As a professional, Solis joined Rice’s Center for Technology in Teaching and Learning. His leadership of technology projects gained notoriety and brought national attention to Rice, including through national publications and Computerworld Smithsonian and Microsoft Connected Learning Community awards. He played an instrumental role in a host of technology and teacher-education projects, including the Electronic Community of Teachers, which trained more than 2,000 Houston-area teachers in science and technology under National Science Foundation funding. He has presented to national audiences on issues pertaining to the digital divide and completed a study on factors affecting Latino participation in the technology sector.
In 2005, Solis joined the IT Department as manager of educational technologies. In that role, he deployed technology installations to nearly 100 Rice classrooms; brought online instructional tools like OWL-Space to campus; provided video conferencing, event streaming and media production; and supported faculty in implementing innovative teaching technologies like clickers, digital media and SCALE-UP, a student-centered active-learning environment. He is currently providing support to faculty engaged in Rice’s Coursera online learning venture.

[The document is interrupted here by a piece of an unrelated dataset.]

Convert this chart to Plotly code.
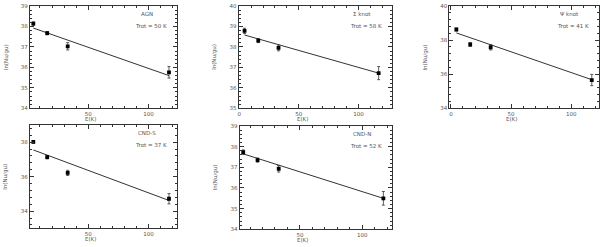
import plotly.graph_objects as go

# ---- data ----
energy = [4.5, 16.0, 33.0, 117.0]

names = ["AGN", "Σ knot", "Ψ knot", "CND-S", "CND-N"]
trot = [50, 58, 41, 37, 52]

agn_y = [38.14, 37.67, 37.03, 35.76]
agn_err = [0.08, 0.08, 0.18, 0.28]
sigma_y = [38.78, 38.31, 37.95, 36.72]
sigma_err = [0.13, 0.10, 0.14, 0.32]
psi_y = [38.62, 37.74, 37.58, 35.66]
psi_err = [0.08, 0.10, 0.16, 0.33]
cnds_y = [38.02, 37.13, 36.22, 34.72]
cnds_err = [0.08, 0.10, 0.15, 0.30]
cndn_y = [37.73, 37.35, 36.93, 35.50]
cndn_err = [0.11, 0.10, 0.16, 0.33]

fit_start = [37.92, 38.58, 38.42, 37.55, 37.65]
fit_end = [35.60, 36.72, 35.68, 34.62, 35.50]

y_ranges = [[34, 39], [35, 40], [34, 40], [33, 39], [34, 39]]
y_dtick = [1, 1, 2, 2, 1]
x_ranges = [[1.7, 123.4], [-0.5, 128.5], [-1.4, 123.0], [1.7, 123.4], [1.6, 124.2]]

series = [agn_y, sigma_y, psi_y, cnds_y, cndn_y]
errors = [agn_err, sigma_err, psi_err, cnds_err, cndn_err]

# ---- layout geometry (pixels) ----
W, H = 600, 247
px_x = [(29, 176), (238, 392), (449, 599), (29, 176), (239, 392)]
px_y = [(3, 108), (3, 108), (3, 108), (125, 231), (126, 232)]

def fx(p):
    return p / W

def fy(p):
    return 1 - p / H

fig = go.Figure()
ink = "#333333"
txt = "#555555"
fsz = 5.5
tick_font = dict(family="DejaVu Sans", size=fsz, color=txt)

for i in range(5):
    xa = "x" if i == 0 else f"x{i+1}"
    ya = "y" if i == 0 else f"y{i+1}"
    fig.add_trace(go.Scatter(
        x=[energy[0], energy[-1]], y=[fit_start[i], fit_end[i]],
        mode="lines", line=dict(color=ink, width=1), xaxis=xa, yaxis=ya,
        showlegend=False, hoverinfo="skip"))
    fig.add_trace(go.Scatter(
        x=energy, y=series[i], mode="markers",
        marker=dict(symbol="square", size=3.8, color="black"),
        error_y=dict(type="data", array=errors[i], color=ink, thickness=0.8, width=1.5),
        xaxis=xa, yaxis=ya, showlegend=False))

    axkey = "xaxis" if i == 0 else f"xaxis{i+1}"
    aykey = "yaxis" if i == 0 else f"yaxis{i+1}"
    x0, x1 = px_x[i]
    y0, y1 = px_y[i]
    common = dict(showline=True, linecolor=ink, linewidth=1, mirror="allticks",
                  ticks="inside", ticklen=4, tickcolor=ink, tickwidth=0.8,
                  showgrid=False, zeroline=False, tickfont=tick_font)
    fig.layout[axkey] = dict(
        domain=[fx(x0), fx(x1)], anchor=ya, range=x_ranges[i],
        tick0=0, dtick=50, minor=dict(ticks="inside", ticklen=2, dtick=10, tickcolor=ink),
        **common)
    fig.layout[aykey] = dict(
        domain=[fy(y1), fy(y0)], anchor=xa, range=y_ranges[i],
        tick0=0, dtick=y_dtick[i],
        minor=dict(ticks="inside", ticklen=2, dtick=y_dtick[i] / 5, tickcolor=ink),
        **common)

    # axis titles
    fig.add_annotation(x=fx((x0 + x1) / 2 - 13), y=fy(y1 + 11), xref="paper", yref="paper",
                       text="E(K)", showarrow=False, xanchor="center", yanchor="middle",
                       font=dict(family="DejaVu Sans", size=fsz, color=txt))
    fig.add_annotation(x=fx(x0 - 24), y=fy((y0 + y1) / 2), xref="paper", yref="paper",
                       text="ln(Nu/gu)", textangle=-90, showarrow=False,
                       xanchor="center", yanchor="middle",
                       font=dict(family="DejaVu Sans", size=fsz, color=txt))
    # labels
    fig.add_annotation(x=fx(x1 - 30), y=fy(y0 + 8), xref="paper", yref="paper",
                       text=names[i], showarrow=False, xanchor="center", yanchor="middle",
                       font=dict(family="DejaVu Sans", size=fsz, color=txt))
    fig.add_annotation(x=fx(x1 - 26), y=fy(y0 + 21), xref="paper", yref="paper",
                       text=f"Trot = {trot[i]} K", showarrow=False, xanchor="center",
                       yanchor="middle",
                       font=dict(family="DejaVu Sans", size=fsz, color=txt))

fig.update_layout(width=W, height=H, margin=dict(l=0, r=0, t=0, b=0),
                  paper_bgcolor="white", plot_bgcolor="white")
fig.write_html("out.html", config={"displayModeBar": False},
               post_script="document.body.style.margin='0';")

“When you see Carlos, you’ll often spot the color orange,” a colleague wrote. “It is a reminder of his work beyond the hedges in a dedicated commitment to the fight against human trafficking.”
Solis serves as a member of a community-based relief organization, in the leadership team for local ministries, as a fundraiser for internationally focused nonprofits and as a speaker against modern-day slavery.

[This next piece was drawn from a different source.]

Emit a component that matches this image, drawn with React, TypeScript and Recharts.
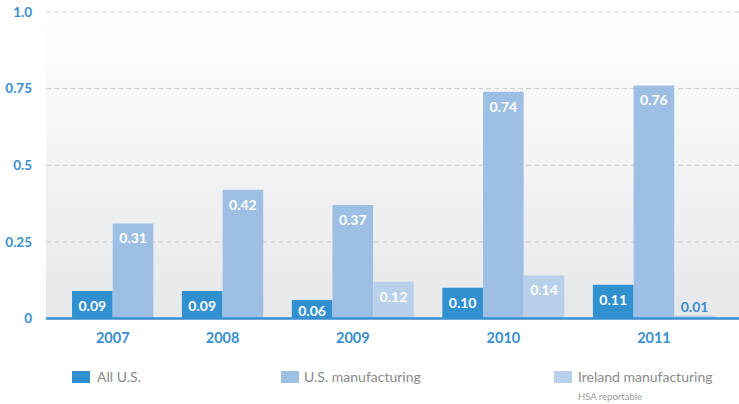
import React from 'react';
import { BarChart, Bar, XAxis, YAxis, CartesianGrid, ReferenceLine, LabelList, Cell } from 'recharts';

const YEARS = ['2007', '2008', '2009', '2010', '2011'];
const ALL_US: (number | null)[] = [0.09, 0.09, 0.06, 0.1, 0.11];
const US_MANUFACTURING: (number | null)[] = [0.31, 0.42, 0.37, 0.74, 0.76];
const IRELAND_MANUFACTURING: (number | null)[] = [null, null, 0.12, 0.14, 0.01];
const SERIES_NAMES = ['All U.S.', 'U.S. manufacturing', 'Ireland manufacturing'];
const Y_TICKS = [0, 0.25, 0.5, 0.75, 1.0];

const COLORS = ['#3090d0', '#9dbfe3', '#b9d0ea'];
const FONT = 'Lato, "Noto Sans", sans-serif';
const BLUE_TEXT = '#3a8ed0';

const W = 739;
const H = 404;
const Y_AXIS_W = 46;
const GROUP_GAP = 0.7; // gap between year groups, in bar widths
const PAD_LEFT = 0.64;
const PAD_RIGHT = 0.59;

type Row = { pos: number; value: number; series: number; year: string };
const rows: Row[] = [];
const groupCenters: number[] = [];
let cursor = 0;
YEARS.forEach((year, i) => {
  const vals = [ALL_US[i], US_MANUFACTURING[i], IRELAND_MANUFACTURING[i]];
  const start = cursor;
  vals.forEach((v, s) => {
    if (v !== null && v !== undefined) {
      rows.push({ pos: cursor + 0.5, value: v, series: s, year });
      cursor += 1;
    }
  });
  groupCenters.push((start + cursor) / 2);
  cursor += GROUP_GAP;
});
const lastEnd = cursor - GROUP_GAP;
const X_DOMAIN: [number, number] = [-PAD_LEFT, lastEnd + PAD_RIGHT];
const PLOT_W = W - Y_AXIS_W;
const BAR_SIZE = PLOT_W / (X_DOMAIN[1] - X_DOMAIN[0]) - 0.1;

const yearOfTick = (v: number) => {
  let best = 0;
  groupCenters.forEach((c, i) => {
    if (Math.abs(c - v) < Math.abs(groupCenters[best] - v)) best = i;
  });
  return YEARS[best];
};

const renderLabel = (props: any) => {
  const { x, y, width, height, value } = props;
  if (value === null || value === undefined) return null;
  const cx = Number(x) + Number(width) / 2;
  const txt = Number(value).toFixed(2);
  if (Number(height) < 12) {
    return (
      <text x={cx} y={Number(y) - 8} dy="0.35em" textAnchor="middle" fill={BLUE_TEXT}
        fontFamily={FONT} fontWeight={700} fontSize={14}>{txt}</text>
    );
  }
  const cy = Math.min(Number(y) + 15, Number(y) + Number(height) - 7);
  return (
    <text x={cx} y={cy} dy="0.35em" textAnchor="middle" fill="#ffffff"
      fontFamily={FONT} fontWeight={700} fontSize={14}>{txt}</text>
  );
};

const LegendItem = ({ left, textLeft, color, label, sub }: { left: number; textLeft: number; color: string; label: string; sub?: string }) => (
  <div style={{ position: 'absolute', left, top: 371 }}>
    <div style={{ position: 'absolute', left: 0, top: 0, width: 18, height: 12, background: color }} />
    <div style={{ position: 'absolute', left: textLeft, top: -3, fontFamily: FONT,
      fontSize: 14, color: '#8a8a8a', whiteSpace: 'nowrap', lineHeight: '18px' }}>{label}</div>
    {sub ? (
      <div style={{ position: 'absolute', left: textLeft, top: 20, fontFamily: FONT, fontSize: 9.5,
        color: '#9a9a9a', whiteSpace: 'nowrap', lineHeight: '12px' }}>{sub}</div>
    ) : null}
  </div>
);

export default function App() {
  return (
    <div style={{ position: 'absolute', left: 0, top: 0, width: W, height: H, background: '#ffffff' }}>
      <BarChart width={W} height={H} data={rows} margin={{ top: 12, right: 0, bottom: 55.5, left: 0 }}>
        <defs>
          <linearGradient id="bgGrad" x1="0" y1="0" x2="0" y2="1">
            <stop offset="0%" stopColor="#ffffff" />
            <stop offset="100%" stopColor="#e6e7e9" />
          </linearGradient>
        </defs>
        <CartesianGrid vertical={false} stroke="#c8c8c8" strokeDasharray="5 3" fill="url(#bgGrad)" />
        <XAxis type="number" dataKey="pos" domain={X_DOMAIN} ticks={groupCenters} interval={0}
          tickFormatter={yearOfTick} axisLine={false} tickLine={false} tickSize={0} tickMargin={14} height={30}
          tick={{ fill: BLUE_TEXT, fontFamily: FONT, fontWeight: 700, fontSize: 14.5 }} allowDataOverflow />
        <YAxis type="number" domain={[0, 1]} ticks={Y_TICKS} interval={0} width={Y_AXIS_W}
          tickFormatter={(v: number) => (v === 1 ? '1.0' : String(v))}
          axisLine={false} tickLine={false} tickSize={0} tickMargin={14}
          tick={{ fill: BLUE_TEXT, fontFamily: FONT, fontWeight: 700, fontSize: 13.5 }} />
        <Bar dataKey="value" barSize={BAR_SIZE} isAnimationActive={false}>
          {rows.map((r, i) => (
            <Cell key={i} fill={COLORS[r.series]} />
          ))}
          <LabelList dataKey="value" content={renderLabel} />
        </Bar>
        <ReferenceLine y={0} stroke="#3a8ed0" strokeWidth={2.5} />
      </BarChart>
      <LegendItem left={72} textLeft={25} color={COLORS[0]} label={SERIES_NAMES[0]} />
      <LegendItem left={281} textLeft={23} color={COLORS[1]} label={SERIES_NAMES[1]} />
      <LegendItem left={554} textLeft={24} color={COLORS[2]} label={SERIES_NAMES[2]} sub="HSA reportable" />
    </div>
  );
}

In the guise of “Jade Rider,” Solis embarks on long motorcycle trips to build awareness of human trafficking, act as a form of advocacy and generate donations for anti-human trafficking campaigns. This summer he rode from Houston to far north points in Alaska. A Rice Visual and Dramatic Arts student profiled Solis’ philanthropic and mission-based work in a short video which can be found at http://tinyurl.com/c4kyqjv.
“Carlos represents many of the things that make Rice special – involvement in community causes, commitment to supporting innovation and technology that enrich both the faculty and student experience and engaging in service activities that make Rice a better place to learn and work,” a colleague wrote. “His presence at Rice makes our constellation of Centennial Stars more brilliant and enduring.”